Especially in the past several years, many donors have bunched their contributions to their DAF accounts when their income has been high, their investments have increased, or as they’ve approached retirement. This bunching trend has continued in recent years as their advisors have explained how this will help them provide consistent levels of support to charities once they have retired, when their income or investments decline, or when their businesses are not as profitable.
During periods of challenging markets and inflation, clients who have a DAF can take comfort in knowing that they’ll still be able to provide ongoing grants to charities that mean so much to them. Charities welcome grants from DAF donors as these were very helpful in keeping their doors open during the past few difficult years. It is difficult for donors who have not established a DAF to tell a charity that they are decreasing or eliminating their gift, and hard for organizations to hear that news. Fortunately, most DAF donors do not need to deliver bad news since they set aside funds in DAF accounts that can only be used for grantmaking, which enables them to remain consistent in the amounts they give.
Many donors today still have highly appreciated publicly-traded securities or funds that they can contribute. Others have the ability to donate illiquid assets that have increased in value such as real estate, privately held stock or limited partnership interests. These donors often do not want to donate these significant assets at one time directly to individual charities, and instead establish DAF accounts. This allows them to receive the tax deduction upfront, make grants over time to these charities, and avoid a situation in which they donate the entire amount to a charity that may change its mission, lose a key leader, or may not be able to effectively utilize a large and sometimes unanticipated donation.

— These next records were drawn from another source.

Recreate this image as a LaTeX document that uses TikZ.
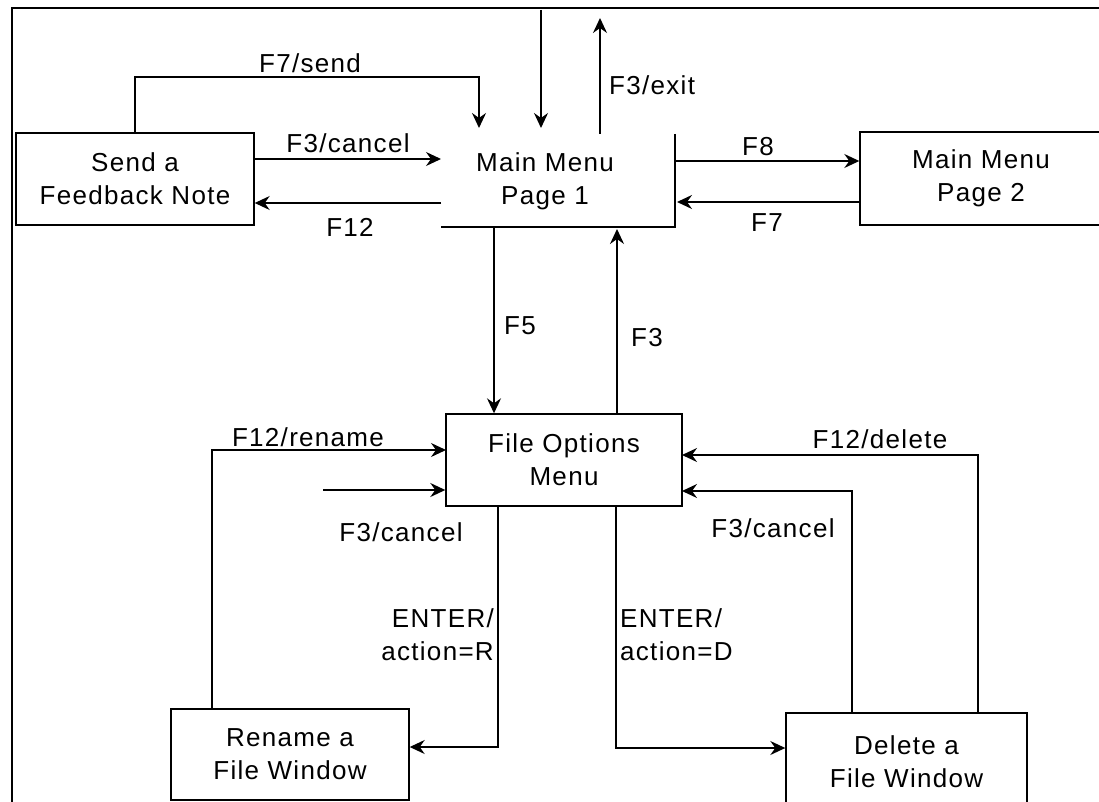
\documentclass[tikz,border=0pt]{standalone}
\usepackage{fontspec}
\setmainfont{Liberation Sans}[LetterSpace=5]
\usetikzlibrary{calc,positioning,arrows.meta}

\tikzset{
  screen/.style={draw, line width=1.4pt, align=center, inner sep=0pt},
  flow/.style={line width=1.5pt, -{Stealth[length=15pt,width=14pt,inset=5pt]}},
  lbl/.style={inner sep=1pt}
}

\begin{document}
\begin{tikzpicture}[x=1pt, y=-1pt, font=\fontsize{26}{33}\selectfont]
  \useasboundingbox (0,0) rectangle (1099,802);
  % outer frame (top and left only)
  \draw[line width=2.5pt] (12,802) -- (12,8) -- (1099,8);

  % screens
  \node[screen, minimum width=238pt, minimum height=92pt] (send) at (135,179) {Send a\\Feedback Note};
  \node[align=center] (mainA) at (545,181) {Main Menu\\Page 1};
  \node[screen, minimum width=242pt, minimum height=93pt] (mainB) at (981,178.5) {Main Menu\\Page 2};
  \node[screen, minimum width=236pt, minimum height=92pt] (fileopt) at (564,460) {File Options\\Menu};
  \node[screen, minimum width=238pt, minimum height=91pt] (rename) at (290,754.5) {Rename a\\File Window};
  \node[screen, minimum width=241pt, minimum height=98pt] (delete) at (906.5,762) {Delete a\\File Window};

  % main menu page 1 has only a right and a bottom edge
  \coordinate (mainNE) at (675,134);
  \coordinate (mainSW) at (441,227);
  \draw[line width=1.4pt] (mainNE) -- (mainNE |- mainSW) -- (mainSW);

  \coordinate (mainN) at (545,128);
  \coordinate (topIn) at (541,10);
  \coordinate (exitEnd) at (600,18);
  \coordinate (sendBend) at (479,77);
  \coordinate (mainW1) at (441,159);
  \coordinate (mainW2) at (441,203);
  \coordinate (mainE1) at (675,161);
  \coordinate (mainE2) at (677,202);
  \coordinate (mainS1) at (494,227);
  \coordinate (mainS2) at (617,229);
  \coordinate (foW1) at (446,450);
  \coordinate (cancelIn) at (323,490);
  \coordinate (foE1) at (682,455);
  \coordinate (foE2) at (682,491);
  \coordinate (foS1) at (498,506);
  \coordinate (foS2) at (616,506);

  % transitions
  \draw[flow] (send.north) |- (sendBend) -- (sendBend |- mainN);
  \draw[flow] (topIn) -- (topIn |- mainN);
  \draw[flow] (exitEnd |- mainNE) -- (exitEnd);
  \draw[flow] (send.east |- mainW1) -- (mainW1);
  \draw[flow] (mainW2) -- (send.east |- mainW2);
  \draw[flow] (mainE1) -- (mainB.west |- mainE1);
  \draw[flow] (mainB.west |- mainE2) -- (mainE2);
  \draw[flow] (mainS1) -- (fileopt.north -| mainS1);
  \draw[flow] (fileopt.north -| mainS2) -- (mainS2);
  \draw[flow] ([xshift=-78pt]rename.north) |- (foW1);
  \draw[flow, line width=2pt] (cancelIn) -- (cancelIn -| fileopt.west);
  \draw[flow] ([xshift=71.5pt]delete.north) |- (foE1);
  \draw[flow] ([xshift=-54.5pt]delete.north) |- (foE2);
  \draw[flow] (foS1) |- ([yshift=7.5pt]rename.east);
  \draw[flow] (foS2) |- ([yshift=14pt]delete.west);

  % labels
  \node[lbl] (lSend) at (310,63) {F7/send};
  \node[lbl] (lCancelA) at (348,143) {F3/cancel};
  \node[lbl] (lBack) at (350,227) {F12};
  \node[lbl, anchor=west] (lExit) at (608,85) {F3/exit};
  \node[lbl] (lNext) at (758,147) {F8};
  \node[lbl] (lPrev) at (767,223) {F7};
  \node[lbl] (lFile) at (520,326) {F5};
  \node[lbl] (lUp) at (647,338) {F3};
  \node[lbl] (lRename) at (308,437) {F12/rename};
  \node[lbl] (lCancelB) at (401,532) {F3/cancel};
  \node[lbl] (lCancelC) at (773,528) {F3/cancel};
  \node[lbl] (lDelete) at (880,439) {F12/delete};
  \node[lbl, anchor=east, align=right] (lEnterR) at (495,635) {ENTER/\\action=R};
  \node[lbl, anchor=west, align=left] (lEnterD) at (619,635) {ENTER/\\action=D};
\end{tikzpicture}
\end{document}
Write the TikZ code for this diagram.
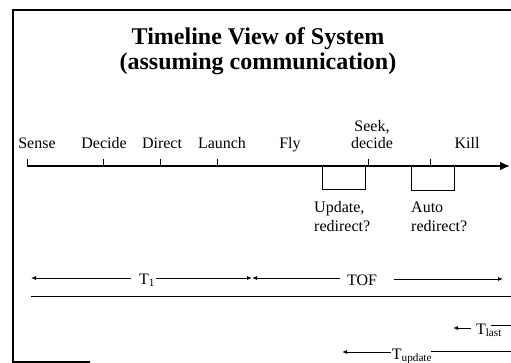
\documentclass[tikz,border=0pt]{standalone}
\usepackage{fontspec}
\setmainfont{Liberation Serif}
\usetikzlibrary{arrows.meta}

\begin{document}
\begin{tikzpicture}[x=1pt,y=-1pt,
  lbl/.style={font=\fontsize{16}{17}\selectfont,align=center,inner sep=1pt,anchor=base},
  note/.style={font=\fontsize{16}{19}\selectfont,align=left,anchor=base west,inner sep=1pt},
  span/.style={line width=0.9pt},
  tick/.style={line width=0.8pt}]
  \useasboundingbox (0,0) rectangle (511,363);
  % frame
  \draw[line width=1.2pt] (511,10) -- (13,10) -- (13,362) -- (90,362);
  \node[font=\bfseries\fontsize{24}{25}\selectfont,align=center] (title) at (258,51)
    {Timeline View of System\\(assuming communication)};
  % the time axis
  \coordinate (t0) at (27,166);
  \coordinate (tend) at (510,166);
  \draw[line width=2pt,-{Latex[length=10pt,width=9pt]}] (t0) -- (tend);
  \foreach \x in {27,103,160,217,368,430} {\draw[tick] (\x,166) -- (\x,159);}
  \node[lbl] (sense) at (37,149) {Sense};
  \node[lbl] (decide) at (104,149) {Decide};
  \node[lbl] (direct) at (162,149) {Direct};
  \node[lbl] (launch) at (222,149) {Launch};
  \node[lbl] (fly) at (290,149) {Fly};
  \node[lbl] (seek) at (372,149) {Seek,\\decide};
  \node[lbl] (kill) at (467,149) {Kill};
  % windows below the axis
  \draw[tick] (322,167) |- (365,189) -- (365,167);
  \draw[tick] (411,167) |- (454,190) -- (454,167);
  \node[note] (update) at (313,232) {Update,\\redirect?};
  \node[note] (auto) at (410,232) {Auto\\redirect?};
  % spans
  \node[lbl] (t1) at (147,284) {T\textsubscript{1}};
  \coordinate (t1l) at (31,278);
  \coordinate (mid) at (252,278);
  \draw[span,-{Latex[length=5pt,width=4pt]}] ([xshift=-7pt]t1.west |- mid) -- (t1l);
  \draw[span,-{Latex[length=5pt,width=4pt]}] (t1.east |- mid) -- (mid);
  \node[lbl] (tof) at (362,285) {TOF};
  \coordinate (tofr) at (503,279);
  \draw[span,-{Latex[length=5pt,width=4pt]}] ([xshift=-6pt]tof.west |- mid) -- (mid);
  \draw[span,-{Latex[length=5pt,width=4pt]}] ([xshift=16pt]tof.east |- tofr) -- (tofr);
  \coordinate (sl) at (31,296);
  \coordinate (sr) at (511,296);
  \draw[span] (sl) -- (sr);
  \node[lbl] (tlast) at (489,334) {T\textsubscript{last}};
  \coordinate (tlastl) at (453,328);
  \coordinate (tlastr) at (511,325);
  \draw[span,-{Latex[length=5pt,width=4pt]}] ([xshift=-4pt]tlast.west |- tlastl) -- (tlastl);
  \draw[span] ([xshift=-12pt]tlast.east |- tlastr) -- (tlastr);
  \node[lbl] (tupd) at (412,359) {T\textsubscript{update}};
  \coordinate (tupdl) at (342,352);
  \coordinate (tupdr) at (511,351);
  \draw[span,-{Latex[length=5pt,width=4pt]}] (tupd.west |- tupdl) -- (tupdl);
  \draw[span] ([xshift=-2pt]tupd.east |- tupdr) -- (tupdr);
\end{tikzpicture}
\end{document}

When onboarding new clients during market uncertainty, some advisors encourage them to donate appreciated securities that are no longer a good investment to fund a DAF account. Once donated, the advisors can then select new investments that are a better fit for the DAF account. Others have clients donate unmanaged assets into the DAF so the advisors can then re-invest and manage these new DAF assets.
Philanthropic clients may not reach out to their advisors during market downturns to discuss charitable giving, but they would be receptive to advisors’ ideas or suggestions about ways in which they can continue to provide ongoing generous support. By proactively discussing charitable giving, advisors can deepen these relationships and talk about a positive subject instead of the decline in the markets. This conversation helps not just the clients but also the charities that they care deeply about.
Sometimes market volatility can be the impetus for clients to open DAF accounts, as they realize that they should have listened to their advisors and opened the accounts previously. Had they done so, they would have already donated and set aside assets for charitable giving.
Creating and funding DAF accounts enables donors to make grants to their favorite charities both now and in the future and during good economic times and bad. There have been proposals and legislative efforts to regulate and thereby complicate charitable giving over the past decade, but many non-profit organizations have opposed these since grants from DAF donors have been invaluable to them during challenging times.